Broker tips: Smith & Nephew, AO World, Pearson
Analysts at Berenberg cut their target price on medical equipment manufacturer Smith & Nephew from £20.20 to £18.80 on Friday, stating the firm was now facing a "bumpier road" to the "same destination".
Berenberg, which stood by its 'buy' rating on the stock, said it continues to believe that Smith & Nephew's current share price "materially" undervalues its longer-term revenue growth and margin expansion potential, noting it has "good products" in growth markets, the ability to sell them effectively and a "largely under control" cost base.
However, the German bank stated that with Covid-19 still affecting the business and cost pressures only building, the short-term outlook for S&N was looking "increasingly uncertain", in its view.
"Thus, if we only took a short-term view, we would find it hard to recommend buying Smith & Nephew's shares, but they are so undervalued, in our view, that we simply view any near-term volatility as an opportunity," said the analysts.

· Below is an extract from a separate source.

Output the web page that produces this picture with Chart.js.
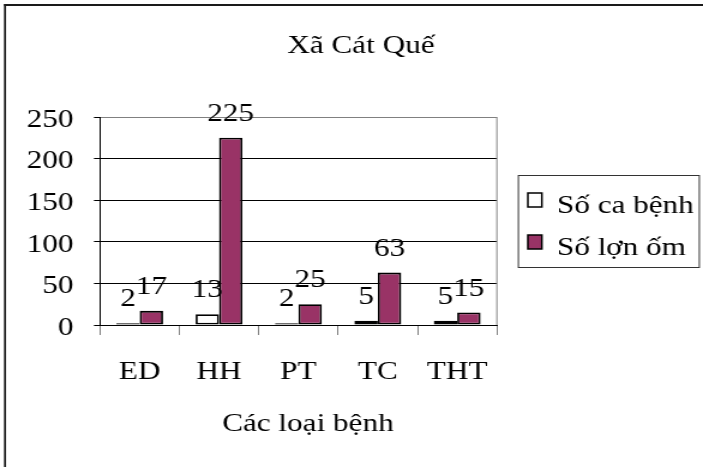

Analysts at Jefferies reiterated their 400.0p target price on shares of AO World on Friday despite stating the firm was just another in a long line of retailers to face "challenging" 2020 comparatives.

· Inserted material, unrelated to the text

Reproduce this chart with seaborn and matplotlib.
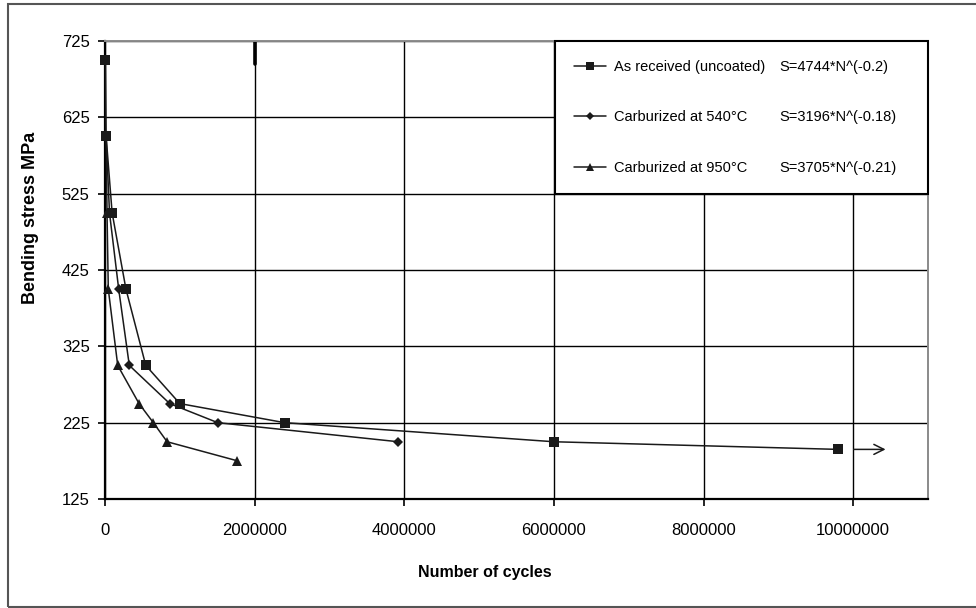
import numpy as np
import pandas as pd
import matplotlib
matplotlib.use("Agg")
import matplotlib.pyplot as plt
from matplotlib.lines import Line2D
from matplotlib.patches import Rectangle
import seaborn as sns

# S-N data (cycles, bending stress MPa)
N_AS_RECEIVED = [5000, 15000, 95000, 280000, 545000, 1000000, 2400000, 6000000, 9800000]
S_AS_RECEIVED = [700, 600, 500, 400, 300, 250, 225, 200, 190]

N_540 = [15000, 60000, 183000, 325000, 865000, 1507000, 3920000]
S_540 = [600, 500, 400, 300, 250, 225, 200]

N_950 = [15000, 27000, 44000, 170000, 455000, 646000, 830000, 1770000]
S_950 = [600, 500, 400, 300, 250, 225, 200, 175]

NAMES = ["As received (uncoated)", "Carburized at 540°C", "Carburized at 950°C"]
FORMULAS = ["S=4744*N^(-0.2)", "S=3196*N^(-0.18)", "S=3705*N^(-0.21)"]

X_TICKS = [0, 2000000, 4000000, 6000000, 8000000, 10000000]
Y_TICKS = [125, 225, 325, 425, 525, 625, 725]

sns.set_theme(style="white")
plt.rcParams["font.family"] = ["Liberation Sans", "DejaVu Sans"]

df = pd.concat([
    pd.DataFrame({"N": N_AS_RECEIVED, "S": S_AS_RECEIVED, "series": NAMES[0]}),
    pd.DataFrame({"N": N_540, "S": S_540, "series": NAMES[1]}),
    pd.DataFrame({"N": N_950, "S": S_950, "series": NAMES[2]}),
])

fig = plt.figure(figsize=(9.76, 6.08), dpi=100)
ax = fig.add_axes([105 / 976, 1 - 499 / 608, 823 / 976, 458 / 608])

styles = {
    NAMES[0]: dict(marker="s", markersize=7),
    NAMES[1]: dict(marker="D", markersize=5),
    NAMES[2]: dict(marker="^", markersize=7.5),
}
for name in NAMES:
    sns.lineplot(data=df[df["series"] == name], x="N", y="S", ax=ax,
                 color="#1a1a1a", linewidth=1.1, estimator=None,
                 markeredgewidth=0, legend=False, zorder=4, clip_on=False,
                 **styles[name])

# run-out arrow after the last uncoated point
ax.annotate("", xy=(10.47e6, S_AS_RECEIVED[-1]), xytext=(9.97e6, S_AS_RECEIVED[-1]),
            arrowprops=dict(arrowstyle="->", color="#1a1a1a", lw=1.1,
                            mutation_scale=18))

ax.set_xlim(0, 11.0e6)
ax.set_ylim(125, 725)
ax.set_xticks(X_TICKS)
ax.set_yticks(Y_TICKS)
ax.set_xticklabels([str(t) for t in X_TICKS])
ax.grid(True, color="black", linewidth=1.0)
ax.axvline(2000000, ymin=0.95, ymax=1.0, color="black", linewidth=2.6)

ax.tick_params(axis="both", which="major", labelsize=12, length=5, width=1.2,
               color="black", direction="out", left=True, bottom=True)
ax.tick_params(axis="x", pad=12)
ax.tick_params(axis="y", pad=6)
for t in ax.get_xticklabels() + ax.get_yticklabels():
    t.set_color("black")

for side in ["left", "bottom"]:
    ax.spines[side].set_color("black")
    ax.spines[side].set_linewidth(1.6)
for side in ["top", "right"]:
    ax.spines[side].set_color("#8a8a8a")
    ax.spines[side].set_linewidth(1.4)

ax.set_xlabel("Number of cycles", fontsize=11.5, fontweight="bold", color="black")
ax.set_ylabel("Bending stress MPa", fontsize=13, fontweight="bold", color="black")
ax.xaxis.set_label_coords(0.462, -0.144)
ax.yaxis.set_label_coords(-0.08, 0.614)

handles = [
    Line2D([], [], color="#1a1a1a", lw=1.1, marker="s", markersize=6, markeredgewidth=0),
    Line2D([], [], color="#1a1a1a", lw=1.1, marker="D", markersize=4.5, markeredgewidth=0),
    Line2D([], [], color="#1a1a1a", lw=1.1, marker="^", markersize=6, markeredgewidth=0),
]
leg = ax.legend(handles, NAMES, loc="upper right", bbox_to_anchor=(0.547, 0.0, 0.453, 1.0),
                mode="expand", borderaxespad=0, fontsize=10.5, frameon=True,
                fancybox=False, edgecolor="black", framealpha=1, borderpad=1.3,
                labelspacing=2.5, handlelength=2.2, handletextpad=0.5)
leg.get_frame().set_linewidth(1.5)
leg.set_zorder(5)
for t in leg.get_texts():
    t.set_color("black")

# formulas in the second column of the legend
fig.canvas.draw()
inv = fig.transFigure.inverted()
for txt, formula in zip(leg.get_texts(), FORMULAS):
    bb = txt.get_window_extent()
    _, yc = inv.transform((0, (bb.y0 + bb.y1) / 2))
    fig.text(779 / 976, yc, formula, fontsize=10.5, va="center", ha="left",
             color="black", zorder=6)

# outer chart frame
fig.add_artist(Rectangle((8 / 976, 1 / 608), 1.0, 603 / 608, transform=fig.transFigure,
                         fill=False, edgecolor="#555555", linewidth=1.5, clip_on=False))

fig.savefig("out.png", dpi=100)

AO World reported that group revenues for the six months to 30 September grew just 5% year-on-year and 66% on a two-year basis and added that it expects revenue growth in the second half to be at a similar rate to the first six months.
While Jefferies noted the half had been impacted by driver shortages and supply chain disruption, more concerningly, it said, was that the competitive environment in Germany seemed to have "stepped up markedly", with revenue growth of 3% well below its full-year estimates of 35% growth.

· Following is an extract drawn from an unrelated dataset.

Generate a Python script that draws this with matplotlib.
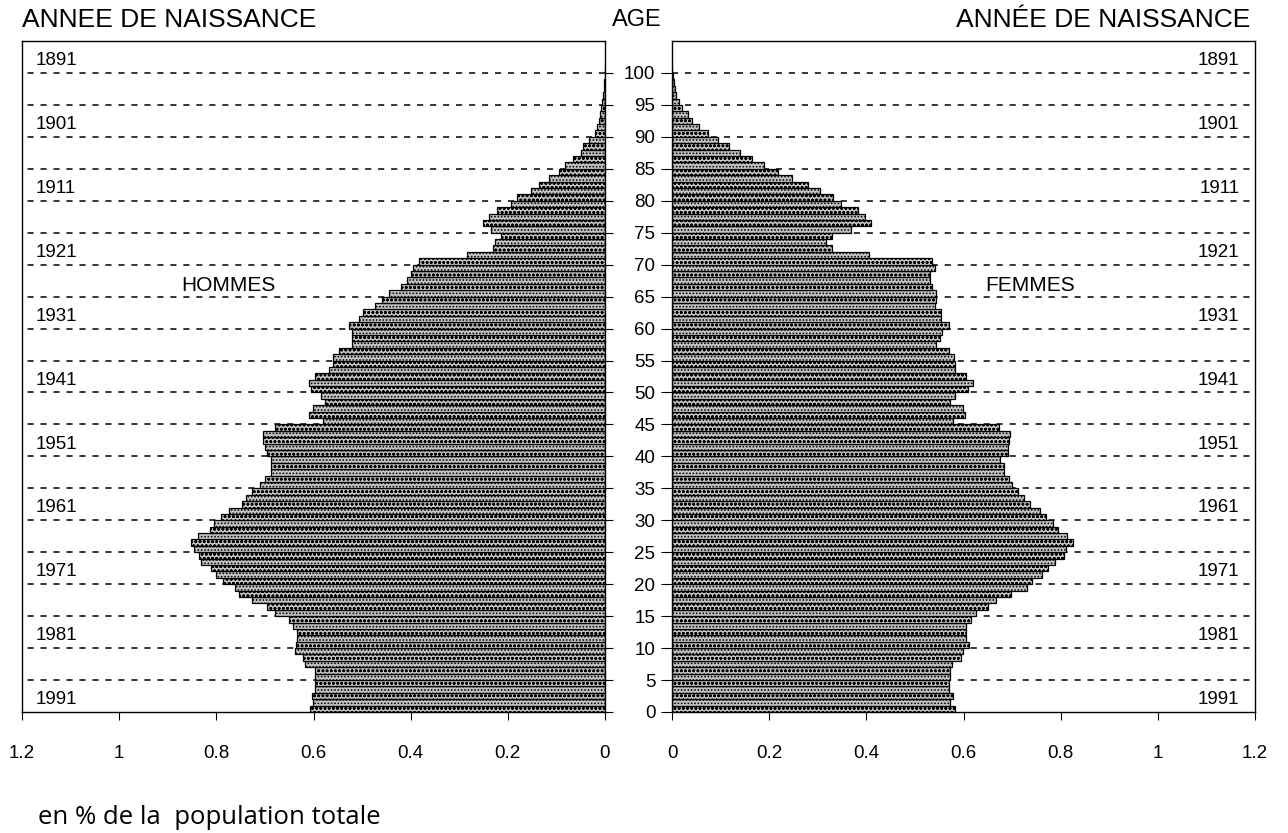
import matplotlib
matplotlib.use("Agg")
import matplotlib.pyplot as plt
import numpy as np

plt.rcParams['font.family'] = ['Liberation Sans', 'DejaVu Sans']
plt.rcParams['hatch.linewidth'] = 0.8

# age 0 .. 100, en % de la population totale
ages = np.arange(101)
hommes = [0.607, 0.601, 0.603, 0.597, 0.597, 0.597, 0.597, 0.618, 0.622, 0.638,
          0.637, 0.634, 0.633, 0.642, 0.651, 0.680, 0.696, 0.727, 0.754, 0.762,
          0.787, 0.800, 0.812, 0.832, 0.836, 0.845, 0.853, 0.838, 0.813, 0.805,
          0.790, 0.774, 0.747, 0.739, 0.727, 0.710, 0.700, 0.688, 0.688, 0.688,
          0.696, 0.700, 0.703, 0.703, 0.680, 0.581, 0.610, 0.601, 0.577, 0.585,
          0.605, 0.610, 0.597, 0.568, 0.560, 0.560, 0.548, 0.521, 0.521, 0.521,
          0.527, 0.507, 0.498, 0.474, 0.459, 0.445, 0.420, 0.408, 0.400, 0.395,
          0.383, 0.284, 0.230, 0.227, 0.214, 0.235, 0.251, 0.239, 0.222, 0.194,
          0.181, 0.152, 0.136, 0.115, 0.095, 0.082, 0.066, 0.049, 0.045, 0.033,
          0.021, 0.016, 0.012, 0.010, 0.008, 0.006, 0.004, 0.003, 0.002, 0.001,
          0.001]
femmes = [0.583, 0.573, 0.579, 0.571, 0.571, 0.573, 0.573, 0.576, 0.594, 0.599,
          0.612, 0.605, 0.605, 0.606, 0.615, 0.626, 0.650, 0.666, 0.698, 0.730,
          0.741, 0.761, 0.773, 0.788, 0.807, 0.811, 0.825, 0.813, 0.795, 0.784,
          0.770, 0.757, 0.736, 0.725, 0.713, 0.700, 0.693, 0.683, 0.683, 0.675,
          0.692, 0.692, 0.693, 0.696, 0.673, 0.578, 0.603, 0.599, 0.573, 0.583,
          0.610, 0.619, 0.605, 0.583, 0.583, 0.580, 0.571, 0.544, 0.551, 0.555,
          0.571, 0.553, 0.553, 0.542, 0.544, 0.544, 0.535, 0.531, 0.531, 0.542,
          0.535, 0.406, 0.329, 0.316, 0.330, 0.368, 0.410, 0.398, 0.382, 0.348,
          0.332, 0.305, 0.279, 0.246, 0.219, 0.189, 0.165, 0.140, 0.117, 0.095,
          0.074, 0.056, 0.042, 0.032, 0.020, 0.015, 0.008, 0.006, 0.004, 0.002,
          0.001]

x_ticks = [0, 0.2, 0.4, 0.6, 0.8, 1, 1.2]
x_labels = ['0', '0.2', '0.4', '0.6', '0.8', '1', '1.2']
age_ticks = list(range(0, 101, 5))
annees = list(range(1891, 1992, 10))
annee_ages = [1991 - a for a in annees]

fig = plt.figure(figsize=(12.88, 8.33), dpi=100)
ax_h = fig.add_axes([22 / 1288, 1 - 712 / 833, 583 / 1288, 671 / 833])
ax_f = fig.add_axes([672 / 1288, 1 - 712 / 833, 583 / 1288, 671 / 833])

hatches = ['.....' if a % 2 else 'oooo' for a in ages]

for ax, vals in ((ax_h, hommes), (ax_f, femmes)):
    bars = ax.barh(ages, vals, height=1, align='edge', color='#c4c4c4',
                   edgecolor='black', linewidth=0.9, zorder=2)
    for b, h in zip(bars, hatches):
        b.set_hatch(h)
    # lignes pointillées tous les 5 ans
    ax.hlines(age_ticks[1:], 0, 1.2, colors='black', linestyles=(0, (4, 4.5)),
              linewidth=1.1, zorder=1)
    ax.set_ylim(0, 105)
    ax.set_xticks(x_ticks)
    ax.set_xticklabels(x_labels, fontsize=13.5)
    ax.tick_params(axis='x', direction='out', length=6, pad=18, width=0.8)
    for s in ax.spines.values():
        s.set_linewidth(1.0)

ax_h.set_xlim(1.2, 0)
ax_f.set_xlim(0, 1.2)

ax_h.yaxis.tick_right()
ax_h.set_yticks(age_ticks)
ax_h.set_yticklabels([])
ax_h.tick_params(axis='y', direction='out', length=6, width=0.8)

ax_f.set_yticks(age_ticks)
ax_f.set_yticklabels([str(a) for a in age_ticks], fontsize=13.5)
ax_f.tick_params(axis='y', direction='out', length=8, width=0.8, pad=4)

# années de naissance
for an, a in zip(annees, annee_ages):
    ax_h.text(1.172, a + 0.6, str(an), ha='left', va='bottom', fontsize=13.5)
    ax_f.text(1.168, a + 0.6, str(an), ha='right', va='bottom', fontsize=13.5)

ax_h.text(0.776, 66.8, 'HOMMES', ha='center', va='center', fontsize=15)
ax_f.text(0.737, 66.8, 'FEMMES', ha='center', va='center', fontsize=15)

fig.text(22 / 1288, 1 - 20 / 833, 'ANNEE DE NAISSANCE', ha='left', va='center', fontsize=19)
fig.text(1250 / 1288, 1 - 20 / 833, 'ANNÉE DE NAISSANCE', ha='right', va='center', fontsize=19)
fig.text(637 / 1288, 1 - 20 / 833, 'AGE', ha='center', va='center', fontsize=17)
fig.text(38 / 1288, 1 - 818 / 833, 'en % de la  population totale', ha='left', va='center',
         fontsize=18.5, family=['Open Sans', 'DejaVu Sans'])

fig.savefig('out.png', dpi=100)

After combing through the firm's guidance, Jefferies also stated that AO's "unscheduled and disappointing" update implied a roughly £10.0m hit to full-year underlying earnings.
"We see the UK shortfall as fairly understandable, given well-known challenges around driver shortages, global supply chains, and the difficulties of predicting growth against demanding comparatives. The situation in Germany, however, is going to require deeper consideration - just as the model had appeared to be fixed, a new layer of competitive challenge seems to have emerged. Once again, AO has questions to answer regarding its international growth aspirations," concluded Jefferies.
Citi said on Friday that the overall risk/reward on education publisher Pearson "tilts positively".
The bank, which rates the shares at 'buy', said there is a risk in the run-up to the third quarter that Pearson investors "miss the wood for the trees".
Citi noted that for the first time in more than a decade, there is a prospect of enrolment growth in US higher education. It also said that Pearson+ will likely be additive to growth over time and could be a catalyst for a re-rating.
Finally, the bank said the recent selloff in the shares has created an "interesting valuation opportunity".